Strategie der Einschläferung
Dabei ist es gar nicht Angst, die zu den Absagen geführt hat. Es ist schlimmer. Die Absagen sind Teil einer einschläfernden Wahlkampfstrategie. Weil auch zahlreiche Anhänger anderer Parteien Angela Merkel als Kanzlerin gut finden, hofft die CDU, dass davon viele am Wahltag zuhause bleiben. Würde dagegen der Wahlkampf inhaltlich aufgeladen, könnten die politischen Grundüberzeugungen dieser Wähler wieder stärker zum Tragen kommen - und sie könnten ihr Kreuz bei der Partei machen, der sie zuneigen. Auf den Stimmzetteln stehen schließlich die Parteien, nicht die Kanzlerkandidaten.

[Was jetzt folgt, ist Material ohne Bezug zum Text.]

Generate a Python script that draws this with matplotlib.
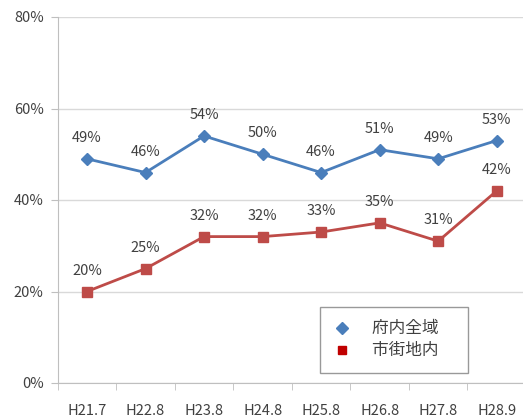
import matplotlib
matplotlib.use("Agg")
import matplotlib.pyplot as plt
import numpy as np

plt.rcParams['font.family'] = ['Noto Sans CJK JP', 'DejaVu Sans']

# data
categories = ['H21.7', 'H22.8', 'H23.8', 'H24.8', 'H25.8', 'H26.8', 'H27.8', 'H28.9']
zenpu = [49, 46, 54, 50, 46, 51, 49, 53]       # 府内全域
shigaichi = [20, 25, 32, 32, 33, 35, 31, 42]   # 市街地内
series_names = ['府内全域', '市街地内']
yticks = [0, 20, 40, 60, 80]

blue = '#4A7EBB'
red = '#BE4B48'
txt = '#404040'
grid = '#D9D9D9'

fig = plt.figure(figsize=(5.23, 4.18), dpi=100)
ax = fig.add_axes([57.7 / 523, 1 - 383 / 418, (526 - 57.7) / 523, (383 - 17) / 418])

x = np.arange(len(categories))
ax.plot(x, zenpu, color=blue, lw=2, marker='D', ms=6, mfc=blue, mec=blue)
ax.plot(x, shigaichi, color=red, lw=2, marker='s', ms=7, mfc=red, mec=red)

for xi, v in zip(x, zenpu):
    ax.annotate(f'{v}%', (xi, v), xytext=(0, 10), textcoords='offset points',
                ha='center', va='bottom', fontsize=10.5, color=txt)
for xi, v in zip(x, shigaichi):
    ax.annotate(f'{v}%', (xi, v), xytext=(0, 10), textcoords='offset points',
                ha='center', va='bottom', fontsize=10.5, color=txt)

ax.set_xlim(-0.5, len(categories) - 0.5)
ax.set_ylim(0, 80)
ax.set_yticks(yticks)
ax.set_yticklabels([f'{t}%' for t in yticks], fontsize=10.5, color=txt)
ax.set_xticks(x)
ax.set_xticklabels(categories, fontsize=10.5, color=txt)
ax.set_xticks(np.arange(-0.5, len(categories) + 0.5, 1), minor=True)
ax.tick_params(axis='x', which='major', length=0, pad=15)
ax.tick_params(axis='x', which='minor', length=5, color='#BFBFBF', direction='out')
ax.tick_params(axis='y', length=5, color='#BFBFBF', pad=5)

ax.grid(axis='y', color=grid, lw=1)
ax.set_axisbelow(True)
for s in ['top', 'right']:
    ax.spines[s].set_visible(False)
ax.spines['left'].set_color('#BFBFBF')
ax.spines['bottom'].set_color('#BFBFBF')

# legend: markers only, box at roughly x 320-472, y 307-373 px
h1 = plt.Line2D([], [], ls='none', marker='D', ms=6, color=blue)
h2 = plt.Line2D([], [], ls='none', marker='s', ms=6, color='#C00000')
leg = ax.legend([h1, h2], [n + '\u3000' for n in series_names], loc='upper left',
                bbox_to_anchor=((320 - 57.7) / (526 - 57.7), (383 - 307) / 366),
                borderaxespad=0, fontsize=12, frameon=True, fancybox=False,
                edgecolor='#808080', handlelength=1.0, handletextpad=1.3,
                labelspacing=0.3, borderpad=0.8)
for t in leg.get_texts():
    t.set_color(txt)
leg.get_frame().set_linewidth(1)

fig.savefig('out.png', dpi=100)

Bei der ersten geplanten Fernsehdiskussion der Spitzenkandidaten an diesem Donnerstag (17.09.2009) wollte sich Angela Merkel durch ihren Stellvertreter im Parteivorsitz, Christian Wulff, vertreten lassen. Dieser aber ist nicht nur kein Spitzenkandidat, er ist überhaupt kein Kandidat. Wulff ist Ministerpräsident von Niedersachsen, mithin Landespolitiker, und steht jetzt gar nicht zur Wahl. Deshalb hat SPD-Kanzlerkandidat Frank-Walter Steinmeier ebenfalls abgesagt. Damit aber entzieht auch er sich damit auch der Diskussion. Den Wählern hätte Steinmeier einen Gefallen getan, wenn er trotzdem teilgenommen hätte - stattdessen setzte er auf den theatralischen Effekt. Die zweite, für Montag geplante Diskussionsrunde ist aus dem gleichen Grund geplatzt.
Es geht auch anders
Das Ganze ist auch für die Fernsehverantwortlichen ein Armutszeugnis. Erst haben sie eine Diskussion zwischen den Kanzlerkandidaten von CDU/CSU und SPD, Merkel und Steinmeier, veranstaltet, zu der die anderen im Bundestag vertretenen Parteien nicht zugelassen waren. Und das, obwohl am 27. September keine Bundeskanzlerwahl stattfindet, sondern eine Bundestagswahl. Dann haben sie es sich gefallen lassen, dass Merkel von jemandem vertreten wird, der nicht zur Wahl steht. Und schließlich haben sie mit der Absetzung der Sendungen den anderen Parteien die Chance genommen, sich zu präsentieren.
Dabei geht es auch anders. Als Bundeskanzler Kiesinger 1969 bei einer Fernsehdiskussion der Spitzenkandidaten kneifen wollte, drohte das ZDF, die Sendung trotzdem durchzuführen und seinen Stuhl demonstrativ leer zu lassen. Wenige Stunden vor Beginn der Sendung sagte Kiesinger doch noch zu. Offenbar wurden die Wähler damals noch ernster genommen.